Alexithymia

If I wanted to make an argument for my (I stress MY and not anyone else’s) experience of autism being more of a disability than a difference, I would focus on my alexithymia (difficulty experiencing and understanding emotions). This is not something imposed on me by an ableist society, it is something in my own head, where I can’t understand or even know what I’m actually feeling in a given situation. To put this in perspective, sometimes I find myself having to prove to myself that I love my loved ones, because I’m not sure that I feel anything. I have to look at my willingness to make sacrifices for them, the amount I think about them when they’re not around, the fear of losing them and so on to prove to myself that I must feel something positive, I just can’t always hear it.

I find that negative emotions, like loneliness, depression and anxiety, make themselves heard a lot more than positive ones like happiness, love, excitement or even equanimity. Lately, I’m planning the second half of my wedding (I had a civil wedding last year so my wife could get her visa, but we’re not “fully” married until our religious ceremony, which will be in May) and the stress and anxiety of wedding planning is audible (so to speak) in my head so much more than the joy and excitement. I know wedding planning is stressful even for neurotypicals (and we aren’t even having a big wedding!), but somehow it seems easy to focus on the negatives and forget the positives are there at all. I have to work hard to see the excitement and happiness that is there; I can’t just passively experience it like a “normal” person.
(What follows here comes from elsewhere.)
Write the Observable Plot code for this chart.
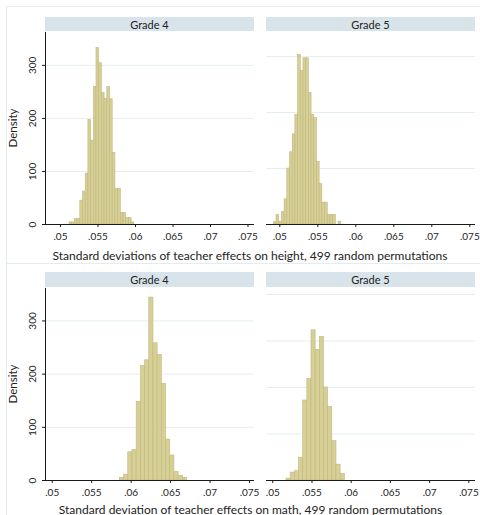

I don’t really know where I’m going with this. I don’t really have a question, unless it's to ask if anyone else experiences this. I am lucky enough to have people around me who accept my autism and mental health issues even when they don’t really understand them, but I’m scared to talk about this for fear that they’ll think I’m saying I don’t love them, or that they just won’t understand at all what it means not to feel or understand my own emotions. I’m not sure I really understand it, and I’m me! And I know not all autistics experience this, which somehow makes it even more isolating. Some have intense emotions. I have intense depression or anxiety sometimes, but I'm not sure I can imagine what intense joy or excitement would actually feel like.

Parents
  • I get it.

    As for the disability v. difference argument, that is for each of us to decide for ourselves.  Is it society or our genes which dis-enable us?  Are there aspects of our autism that are a positive advantage to us, are there others that cause us pain?  It's different for each of us.  Personally, I regard my autism mostly as just being different and I'm happy with that, until I'm in a doctor's surgery and I cannot cope at all and no one gets it.  Then I am not functioning and am disabled!

    I also get the alexithymia too.  One of the biggest revelations for me through the diagnostic process for me was that I was not detecting or naming my emotions in the same way as other people do and for half a century had not realised that other people do it differently.  My interoception tells me very little.  I work out what I feel much in the way you describe.  Mostly it works for me to analyse a situation and its dynamic to work out what it is I'm feeling.  I also have a very good friend who is able to ask the right question in the right place to help name it.

  • How do other people describe emotions? This is another example where I think there should be dialogue between autisyic and allistic, so we can see how each approach it.  I think for me unless it's obvious, I don't know how i feel. In the past it was usually default anxiety. Now it's probably "ok" but in reality I don't think it is. I'm not ok a lot of the time.

    I think there are so many ways to describe emotions,  it's often difficult choosing the right word to explain how I feel.  And I have a good vocabulary.  I wonder if this is some of it....things needing to be "correct" rather than a general sense.

    Last week I felt anxious about something.  But I knew everything about this unknown thing would be ok and wasn't worried at all. Then I wondered if it was actually excitement. I still wasn't sure.

    I do understand when you say about analysing situations.  I have even done this in situations with my closest loved ones because I didn't know if the situation was awkward or not. I had to go through the analysis to decide that actuslly everything was OK. After that, I felt more at ease. 

    I think I can often pick up on say, the feeling of a room, or can be quite emotive around others who are feeling strong emotions. Like a sponge. It's all quite contradictory isn't it.

  • You seem to speak in my emotional dialect.  Good to hear - it's weird and VERY hard to explain to others.....but I am pretty sure I hear you right.